For those too young to know, or those with short memories, I recall that some constraints still applied. There was a transition period in the move to digital when you couldn’t just shoot huge numbers of photos, because you would fill up memory cards pretty quickly (the ones I could afford, anyway). When I travelled, I did not take a laptop with me and I don’t think there was any such thing as cloud storage, so I had to find shops offering digital transfer services. I came home with CDs of images taken on my travels. I had to wait until I got back to my home computer before I could look at the shots and sort through them. It was a little bit like the film days when you had to wait for the photo lab to process your slides and post them back to you.
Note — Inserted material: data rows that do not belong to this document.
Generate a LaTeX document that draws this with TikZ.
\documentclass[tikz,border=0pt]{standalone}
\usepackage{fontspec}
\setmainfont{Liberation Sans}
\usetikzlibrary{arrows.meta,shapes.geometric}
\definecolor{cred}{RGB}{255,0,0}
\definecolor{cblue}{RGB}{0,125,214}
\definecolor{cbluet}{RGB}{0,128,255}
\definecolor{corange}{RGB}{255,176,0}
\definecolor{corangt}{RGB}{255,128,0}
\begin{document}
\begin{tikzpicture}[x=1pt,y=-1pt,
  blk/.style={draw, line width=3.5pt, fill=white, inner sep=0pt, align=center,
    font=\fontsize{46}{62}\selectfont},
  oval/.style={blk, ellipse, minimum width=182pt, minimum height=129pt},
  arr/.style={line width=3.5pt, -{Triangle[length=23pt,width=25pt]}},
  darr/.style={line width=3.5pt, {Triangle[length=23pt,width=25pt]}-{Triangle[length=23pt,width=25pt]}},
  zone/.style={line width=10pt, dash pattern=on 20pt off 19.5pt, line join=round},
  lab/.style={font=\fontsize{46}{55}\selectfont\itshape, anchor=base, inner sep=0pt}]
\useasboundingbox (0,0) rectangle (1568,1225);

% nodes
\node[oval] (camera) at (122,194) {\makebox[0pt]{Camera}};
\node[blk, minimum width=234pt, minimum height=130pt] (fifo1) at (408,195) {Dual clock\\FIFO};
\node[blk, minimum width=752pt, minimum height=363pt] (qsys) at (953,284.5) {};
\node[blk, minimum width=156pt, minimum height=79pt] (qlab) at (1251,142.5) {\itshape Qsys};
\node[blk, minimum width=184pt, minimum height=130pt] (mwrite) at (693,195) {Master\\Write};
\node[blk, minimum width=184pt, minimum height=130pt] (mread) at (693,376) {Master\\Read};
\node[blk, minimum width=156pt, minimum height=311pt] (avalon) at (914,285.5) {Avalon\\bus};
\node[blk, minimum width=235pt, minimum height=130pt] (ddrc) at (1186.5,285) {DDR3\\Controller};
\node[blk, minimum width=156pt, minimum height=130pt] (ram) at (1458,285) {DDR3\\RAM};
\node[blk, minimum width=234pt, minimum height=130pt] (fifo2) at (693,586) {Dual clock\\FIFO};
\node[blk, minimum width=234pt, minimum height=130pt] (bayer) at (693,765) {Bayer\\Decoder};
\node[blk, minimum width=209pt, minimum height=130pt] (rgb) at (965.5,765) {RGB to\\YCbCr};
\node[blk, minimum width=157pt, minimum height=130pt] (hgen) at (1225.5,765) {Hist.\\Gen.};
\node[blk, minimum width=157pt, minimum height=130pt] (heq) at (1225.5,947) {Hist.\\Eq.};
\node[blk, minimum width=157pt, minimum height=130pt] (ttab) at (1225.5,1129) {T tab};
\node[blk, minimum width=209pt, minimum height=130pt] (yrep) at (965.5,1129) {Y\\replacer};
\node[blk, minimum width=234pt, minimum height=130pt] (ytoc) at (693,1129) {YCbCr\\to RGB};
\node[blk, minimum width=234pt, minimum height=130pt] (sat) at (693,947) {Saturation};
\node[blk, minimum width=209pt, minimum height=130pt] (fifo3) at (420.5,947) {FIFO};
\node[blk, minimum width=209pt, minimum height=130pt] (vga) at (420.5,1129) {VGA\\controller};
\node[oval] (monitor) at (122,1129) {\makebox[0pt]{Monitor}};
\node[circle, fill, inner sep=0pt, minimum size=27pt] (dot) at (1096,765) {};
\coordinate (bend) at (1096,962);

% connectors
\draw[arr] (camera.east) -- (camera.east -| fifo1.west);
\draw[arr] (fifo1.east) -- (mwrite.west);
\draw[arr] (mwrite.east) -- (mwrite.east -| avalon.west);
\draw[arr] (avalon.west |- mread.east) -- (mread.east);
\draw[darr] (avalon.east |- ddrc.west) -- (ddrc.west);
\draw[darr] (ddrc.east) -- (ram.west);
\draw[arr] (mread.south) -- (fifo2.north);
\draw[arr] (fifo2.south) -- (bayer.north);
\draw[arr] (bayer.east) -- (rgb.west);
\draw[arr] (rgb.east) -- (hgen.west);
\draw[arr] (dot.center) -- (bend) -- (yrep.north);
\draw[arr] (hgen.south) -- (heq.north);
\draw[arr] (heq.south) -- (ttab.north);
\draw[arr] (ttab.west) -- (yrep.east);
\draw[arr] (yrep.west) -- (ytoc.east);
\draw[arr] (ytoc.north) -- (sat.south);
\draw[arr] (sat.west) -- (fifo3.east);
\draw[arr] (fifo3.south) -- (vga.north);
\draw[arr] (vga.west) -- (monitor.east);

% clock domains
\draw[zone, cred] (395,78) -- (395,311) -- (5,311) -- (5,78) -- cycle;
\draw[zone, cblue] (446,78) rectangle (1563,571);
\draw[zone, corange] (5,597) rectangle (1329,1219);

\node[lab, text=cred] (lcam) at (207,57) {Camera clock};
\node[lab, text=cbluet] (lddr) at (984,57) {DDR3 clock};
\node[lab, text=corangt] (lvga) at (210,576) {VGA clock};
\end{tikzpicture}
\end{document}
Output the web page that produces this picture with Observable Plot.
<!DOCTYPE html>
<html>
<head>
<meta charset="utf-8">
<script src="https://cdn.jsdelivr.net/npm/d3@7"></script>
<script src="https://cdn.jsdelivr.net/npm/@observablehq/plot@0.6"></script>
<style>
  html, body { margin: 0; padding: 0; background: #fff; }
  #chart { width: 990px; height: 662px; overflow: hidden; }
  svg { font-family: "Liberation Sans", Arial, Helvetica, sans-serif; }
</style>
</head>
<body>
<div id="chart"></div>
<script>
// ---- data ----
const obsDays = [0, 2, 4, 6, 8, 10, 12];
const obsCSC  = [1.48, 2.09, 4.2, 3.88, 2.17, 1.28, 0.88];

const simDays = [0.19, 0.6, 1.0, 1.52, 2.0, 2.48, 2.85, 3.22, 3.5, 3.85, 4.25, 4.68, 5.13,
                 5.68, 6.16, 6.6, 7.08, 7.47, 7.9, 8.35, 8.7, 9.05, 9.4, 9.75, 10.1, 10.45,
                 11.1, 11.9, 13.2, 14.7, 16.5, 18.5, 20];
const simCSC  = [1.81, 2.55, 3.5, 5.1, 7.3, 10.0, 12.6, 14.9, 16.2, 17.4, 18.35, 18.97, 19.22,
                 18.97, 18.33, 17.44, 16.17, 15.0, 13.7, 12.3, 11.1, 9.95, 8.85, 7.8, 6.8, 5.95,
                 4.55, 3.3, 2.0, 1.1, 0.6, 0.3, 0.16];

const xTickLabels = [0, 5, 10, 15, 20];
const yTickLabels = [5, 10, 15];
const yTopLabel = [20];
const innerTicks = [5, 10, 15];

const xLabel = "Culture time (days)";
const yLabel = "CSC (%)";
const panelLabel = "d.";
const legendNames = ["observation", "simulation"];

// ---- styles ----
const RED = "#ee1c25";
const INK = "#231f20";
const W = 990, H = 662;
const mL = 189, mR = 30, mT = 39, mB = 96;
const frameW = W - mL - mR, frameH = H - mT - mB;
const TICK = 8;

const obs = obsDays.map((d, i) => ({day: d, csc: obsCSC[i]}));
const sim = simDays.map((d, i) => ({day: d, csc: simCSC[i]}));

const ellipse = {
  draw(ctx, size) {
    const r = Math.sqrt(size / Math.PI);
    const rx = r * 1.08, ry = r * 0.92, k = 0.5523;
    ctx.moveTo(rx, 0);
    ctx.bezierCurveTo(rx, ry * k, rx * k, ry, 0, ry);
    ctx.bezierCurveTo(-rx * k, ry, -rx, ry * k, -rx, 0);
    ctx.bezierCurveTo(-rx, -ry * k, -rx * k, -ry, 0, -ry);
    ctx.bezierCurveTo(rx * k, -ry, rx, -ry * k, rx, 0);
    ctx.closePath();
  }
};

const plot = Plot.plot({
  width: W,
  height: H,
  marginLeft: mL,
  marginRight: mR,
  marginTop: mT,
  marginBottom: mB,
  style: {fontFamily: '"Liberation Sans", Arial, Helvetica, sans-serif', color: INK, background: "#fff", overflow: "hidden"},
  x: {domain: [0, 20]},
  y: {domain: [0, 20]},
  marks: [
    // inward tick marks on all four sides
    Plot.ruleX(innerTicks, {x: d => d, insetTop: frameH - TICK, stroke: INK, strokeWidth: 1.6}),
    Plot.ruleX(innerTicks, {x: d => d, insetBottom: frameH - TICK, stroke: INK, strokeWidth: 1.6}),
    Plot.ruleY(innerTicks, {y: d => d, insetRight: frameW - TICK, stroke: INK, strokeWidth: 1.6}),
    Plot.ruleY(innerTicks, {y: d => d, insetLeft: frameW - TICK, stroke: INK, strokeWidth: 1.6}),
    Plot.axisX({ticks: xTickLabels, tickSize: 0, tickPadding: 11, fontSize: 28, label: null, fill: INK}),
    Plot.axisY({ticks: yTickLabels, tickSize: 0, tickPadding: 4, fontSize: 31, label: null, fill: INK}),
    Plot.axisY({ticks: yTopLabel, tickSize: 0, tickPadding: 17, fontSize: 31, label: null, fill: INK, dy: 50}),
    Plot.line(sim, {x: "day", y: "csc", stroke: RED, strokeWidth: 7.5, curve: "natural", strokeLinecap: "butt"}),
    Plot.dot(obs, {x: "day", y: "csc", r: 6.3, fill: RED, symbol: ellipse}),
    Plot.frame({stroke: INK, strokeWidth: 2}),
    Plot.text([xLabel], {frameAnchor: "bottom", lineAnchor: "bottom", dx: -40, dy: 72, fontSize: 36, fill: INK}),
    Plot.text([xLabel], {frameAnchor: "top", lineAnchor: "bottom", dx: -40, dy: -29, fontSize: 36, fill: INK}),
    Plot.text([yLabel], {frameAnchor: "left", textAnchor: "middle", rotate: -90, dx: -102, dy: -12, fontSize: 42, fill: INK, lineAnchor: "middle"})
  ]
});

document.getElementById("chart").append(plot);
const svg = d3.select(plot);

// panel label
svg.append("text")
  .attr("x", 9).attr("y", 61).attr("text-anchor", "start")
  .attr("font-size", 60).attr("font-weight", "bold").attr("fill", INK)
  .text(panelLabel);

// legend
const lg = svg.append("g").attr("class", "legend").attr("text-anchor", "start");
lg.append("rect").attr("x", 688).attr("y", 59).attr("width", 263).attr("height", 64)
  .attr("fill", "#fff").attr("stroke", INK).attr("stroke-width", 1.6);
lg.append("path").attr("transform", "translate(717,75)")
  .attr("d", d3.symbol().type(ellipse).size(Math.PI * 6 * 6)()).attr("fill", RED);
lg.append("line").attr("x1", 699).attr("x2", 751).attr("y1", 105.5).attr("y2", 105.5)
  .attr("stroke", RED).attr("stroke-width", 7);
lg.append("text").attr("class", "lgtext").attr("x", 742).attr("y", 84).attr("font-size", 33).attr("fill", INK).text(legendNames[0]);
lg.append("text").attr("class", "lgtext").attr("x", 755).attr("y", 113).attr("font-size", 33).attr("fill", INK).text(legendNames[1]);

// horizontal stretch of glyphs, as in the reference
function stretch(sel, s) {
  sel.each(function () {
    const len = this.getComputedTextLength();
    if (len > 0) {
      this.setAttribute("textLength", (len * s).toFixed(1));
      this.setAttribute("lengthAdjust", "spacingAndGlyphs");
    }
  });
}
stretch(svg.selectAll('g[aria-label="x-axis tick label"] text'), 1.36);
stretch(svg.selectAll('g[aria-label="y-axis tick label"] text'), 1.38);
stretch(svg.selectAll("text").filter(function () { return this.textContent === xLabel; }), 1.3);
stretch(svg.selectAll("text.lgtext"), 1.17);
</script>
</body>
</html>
Some photographers still sneer at digital and pine for the ‘purer’ photography delivered by film. I disagree. Back in the 1970s, before digital photography was a significant possibility, Susan Sontag described how the then modern state of photography and its ‘present mood of doubt’ created nostalgia for a purer past. “This nostalgia for some pristine state of the photographic enterprise underlies the current enthusiasm for daguerreotypes, stereograph cards, photographic cartes de visite, family snapshots, the work of forgotten nineteenth- and early-twentieth-century provincial and commercial photographers.” So apparently there was nostalgia for a previous past in the 1970s, and today’s nostalgia for film probably draws from the same well.

Digital cameras offer so much to photographers. The quality of the image is now superior, and the convenience and control are vastly better. About the only nitpicking observation I would make is that film produced better bokeh. In my hands at least, digital images seem to have visible edges to bokeh whereas the film transitions were seamless.